If you want to know what pin the on-board LED is connected to on your
Arduino model, check the Technical Specs of your board at:
https://www.arduino.cc/en/Main/Products
created 2005
by David A. Mellis
modified 8 Feb 2010
by Paul Stoffregen
modified 11 Nov 2013
by Scott Fitzgerald
modified 9 Jan 2017
by Arturo Guadalupi
This example code is in the public domain.
https://www.arduino.cc/en/Tutorial/BuiltInExamples/BlinkWithoutDelay
*/
// constants won't change. Used here to set a pin number:
const int ledPin = LED_BUILTIN;// the number of the LED pin
// Variables will change:
int ledState = LOW; // ledState used to set the LED
// Generally, you should use "unsigned long" for variables that hold time
// The value will quickly become too large for an int to store
unsigned int previousMillis = 0; // will store last time LED was updated
// constants won't change:
const int interval = 1000; // interval at which to blink (milliseconds)
void setup() {
// set the digital pin as output:
pinMode(ledPin, OUTPUT);
}
void loop() {
// here is where you'd put code that needs to be running all the time.

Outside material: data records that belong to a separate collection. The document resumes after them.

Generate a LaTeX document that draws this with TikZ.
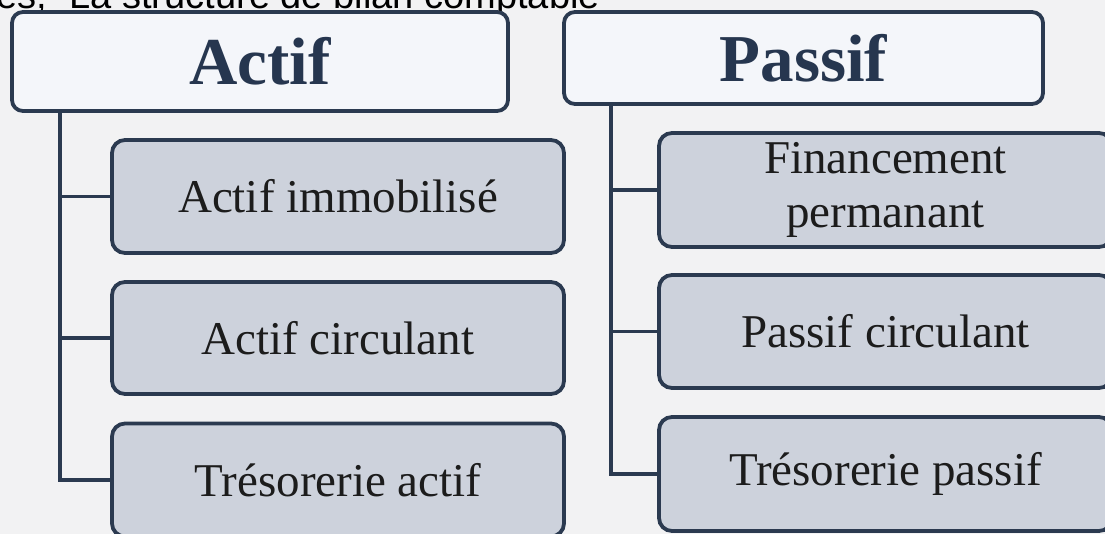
\documentclass[tikz,border=0pt]{standalone}
\usepackage{fontspec}
\setmainfont{Liberation Serif}
\newfontfamily\headsans{Liberation Sans}
\definecolor{bgcol}{HTML}{F2F2F3}
\definecolor{edgecol}{HTML}{2B3A50}
\definecolor{topfill}{HTML}{F4F6FA}
\definecolor{childfill}{HTML}{CDD2DC}
\definecolor{titlecol}{HTML}{26364F}
\definecolor{txtcol}{HTML}{1C1C1C}
\begin{document}
\begin{tikzpicture}[x=1pt,y=-1pt,
  headbox/.style={draw=edgecol, line width=3.8pt, fill=topfill, rounded corners=11pt,
    inner sep=0pt, text=titlecol, font=\bfseries\fontsize{67}{67}\selectfont},
  childbox/.style={draw=edgecol, line width=3.8pt, fill=childfill, rounded corners=13pt,
    inner sep=0pt, text=txtcol, align=center, font=\fontsize{47}{54}\selectfont},
  conn/.style={draw=edgecol, line width=3.5pt}]
\useasboundingbox (0,0) rectangle (1105,534);
\clip (0,0) rectangle (1105,534);
\fill[bgcol] (0,0) rectangle (1105,534);
\node[anchor=base east, inner sep=0pt, text=black, font=\headsans\fontsize{38}{38}\selectfont] (hdr) at (600,9) {es,\hspace{0.6em}La structure de bilan comptable};

\node[headbox, minimum width=496pt, minimum height=99pt] (actif) at (260,61.5) {Actif};
\node[headbox, minimum width=479pt, minimum height=92pt] (passif) at (803.5,58) {Passif};

\node[childbox, minimum width=452pt, minimum height=113pt] (a1) at (338,196.5) {Actif immobilisé};
\node[childbox, minimum width=452pt, minimum height=112pt] (a2) at (338,338) {Actif circulant};
\node[childbox, minimum width=452pt, minimum height=113pt] (a3) at (338,480) {Trésorerie actif};

\node[childbox, minimum width=453pt, minimum height=114pt] (p1) at (885.5,190) {Financement\\permanant};
\node[childbox, minimum width=453pt, minimum height=113pt] (p2) at (885.5,331.5) {Passif circulant};
\node[childbox, minimum width=453pt, minimum height=114pt] (p3) at (885.5,474) {Trésorerie passif};

\draw[conn] ([xshift=50pt]actif.south west) |- (a3.west);
\draw[conn] (a1.west) -- ([xshift=50pt]actif.south west |- a1.west);
\draw[conn] (a2.west) -- ([xshift=50pt]actif.south west |- a2.west);

\draw[conn] ([xshift=49pt]passif.south west) |- (p3.west);
\draw[conn] (p1.west) -- ([xshift=49pt]passif.south west |- p1.west);
\draw[conn] (p2.west) -- ([xshift=49pt]passif.south west |- p2.west);
\end{tikzpicture}
\end{document}
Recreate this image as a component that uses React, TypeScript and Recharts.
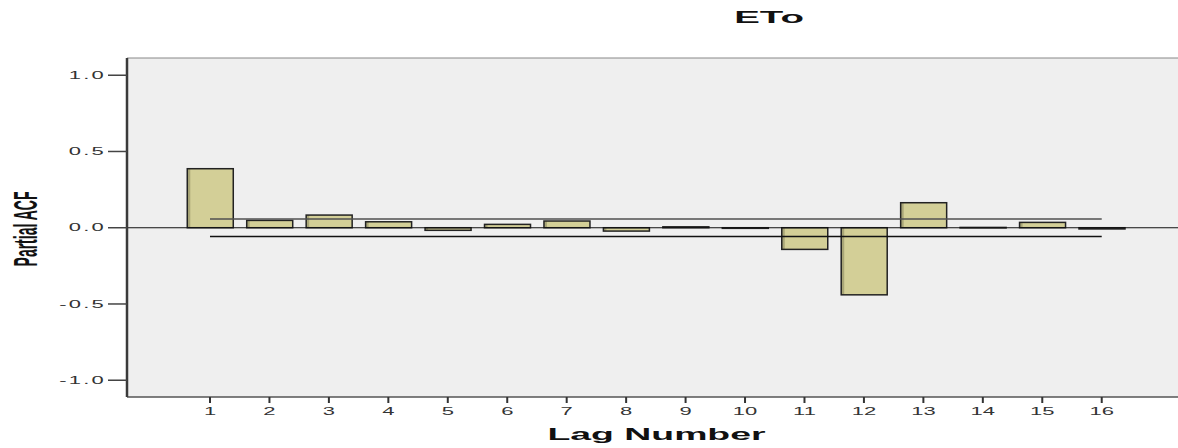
import { BarChart, Bar, XAxis, YAxis, CartesianGrid, ReferenceLine } from 'recharts'

const lags = [1, 2, 3, 4, 5, 6, 7, 8, 9, 10, 11, 12, 13, 14, 15, 16]
const pacf = [0.387, 0.048, 0.083, 0.039, -0.017, 0.022, 0.044, -0.022, 0.006, -0.004, -0.142, -0.44, 0.164, 0.002, 0.035, -0.008]
const yTicks = [-1, -0.5, 0, 0.5, 1]
const confLimit = 0.057

const data = lags.map((lag, i) => ({ lag, value: pacf[i] }))

const FONT = '"Liberation Sans", Arial, sans-serif'
const Y_MIN = -1.11
const Y_MAX = 1.113
const X_MIN = -0.396
const X_MAX = 17.283

const BarShape = (props: any) => {
    const { x, y, width, height } = props
    const top = Math.min(y, y + height)
    const h = Math.max(Math.abs(height), 0.5)
    return (
        <g>
            <rect x={x} y={top} width={width} height={h} fill="#d3cf97" />
            <rect x={x} y={top} width={Math.min(3, width)} height={h} fill="#8e8a62" opacity={0.6} />
            <rect x={x} y={top} width={width} height={h} fill="none" stroke="#222" strokeWidth={1.5} />
        </g>
    )
}

const YTick = ({ x, y, payload }: any) => (
    <g transform={`translate(${x},${y}) scale(2.2,1)`}>
        <text x={0} y={0} dy="0.36em" textAnchor="end" fontFamily={FONT} fontSize={10} fill="#333" letterSpacing={1}>
            {payload.value.toFixed(1)}
        </text>
    </g>
)

const XTick = ({ x, y, payload }: any) => (
    <g transform={`translate(${x},${y}) scale(2,1)`}>
        <text x={0} y={10} textAnchor="middle" fontFamily={FONT} fontSize={11} fill="#333">
            {payload.value}
        </text>
    </g>
)

export default function App() {
    return (
        <div style={{ position: 'absolute', left: 0, top: 0, width: 1178, height: 448, background: '#fff' }}>
            <div
                style={{
                    position: 'absolute',
                    left: 769,
                    top: 9,
                    transform: 'translateX(-50%) scaleX(2.4)',
                    fontFamily: FONT,
                    fontWeight: 'bold',
                    fontSize: 16,
                    color: '#111',
                    whiteSpace: 'nowrap',
                }}
            >
                ETo
            </div>
            <BarChart
                width={1178}
                height={448}
                data={data}
                margin={{ top: 58, right: 0, bottom: 0, left: 0 }}
                barSize={46}
            >
                <CartesianGrid fill="#efefef" horizontal={false} vertical={false} />
                <XAxis
                    dataKey="lag"
                    type="number"
                    domain={[X_MIN, X_MAX]}
                    ticks={lags}
                    allowDataOverflow
                    height={51}
                    axisLine={{ stroke: '#555', strokeWidth: 1.5 }}
                    tickLine={{ stroke: '#333', strokeWidth: 2 }}
                    tickSize={6}
                    tickMargin={2}
                    tick={<XTick />}
                    label={{
                        content: ({ viewBox }: any) => (
                            <g transform={`translate(${viewBox.x + viewBox.width / 2 + 4},${viewBox.y + 43}) scale(2.2,1)`}>
                                <text x={0} y={0} textAnchor="middle" fontFamily={FONT} fontWeight="bold" fontSize={17} fill="#111">
                                    Lag Number
                                </text>
                            </g>
                        ),
                    }}
                />
                <YAxis
                    type="number"
                    domain={[Y_MIN, Y_MAX]}
                    ticks={yTicks}
                    allowDataOverflow
                    width={127}
                    axisLine={{ stroke: '#3a3a3a', strokeWidth: 2.5 }}
                    tickLine={{ stroke: '#444', strokeWidth: 1.5 }}
                    tickSize={19}
                    tickMargin={2}
                    tick={<YTick />}
                    label={{
                        content: () => (
                            <g transform="translate(25,229) rotate(-90) scale(1,2.4)">
                                <text x={0} y={0} dy="0.36em" textAnchor="middle" fontFamily={FONT} fontWeight="bold" fontSize={14} fill="#111">
                                    Partial ACF
                                </text>
                            </g>
                        ),
                    }}
                />
                <ReferenceLine y={Y_MAX} stroke="#888" strokeWidth={1} />
                <ReferenceLine y={0} stroke="#111" strokeWidth={1.2} />
                <ReferenceLine segment={[{ x: 1, y: confLimit }, { x: 16, y: confLimit }]} stroke="#505050" strokeWidth={1.5} />
                <ReferenceLine segment={[{ x: 1, y: -confLimit }, { x: 16, y: -confLimit }]} stroke="#111" strokeWidth={1.5} />
                <Bar dataKey="value" shape={<BarShape />} isAnimationActive={false} />
            </BarChart>
        </div>
    )
}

// check to see if it's time to blink the LED; that is, if the difference
// between the current time and last time you blinked the LED is bigger than
// the interval at which you want to blink the LED.
unsigned int currentMillis = millis();
if (currentMillis - previousMillis >= interval) {
// save the last time you blinked the LED
previousMillis = currentMillis;
// if the LED is off turn it on and vice-versa:
if (ledState == LOW) {
ledState = HIGH;
} else {
ledState = LOW;
}
// set the LED with the ledState of the variable:
digitalWrite(ledPin, ledState);
}
}
I saved (860-832) = 28 bytes of RAM doing it that way, vs. the standard example. I made no other changes.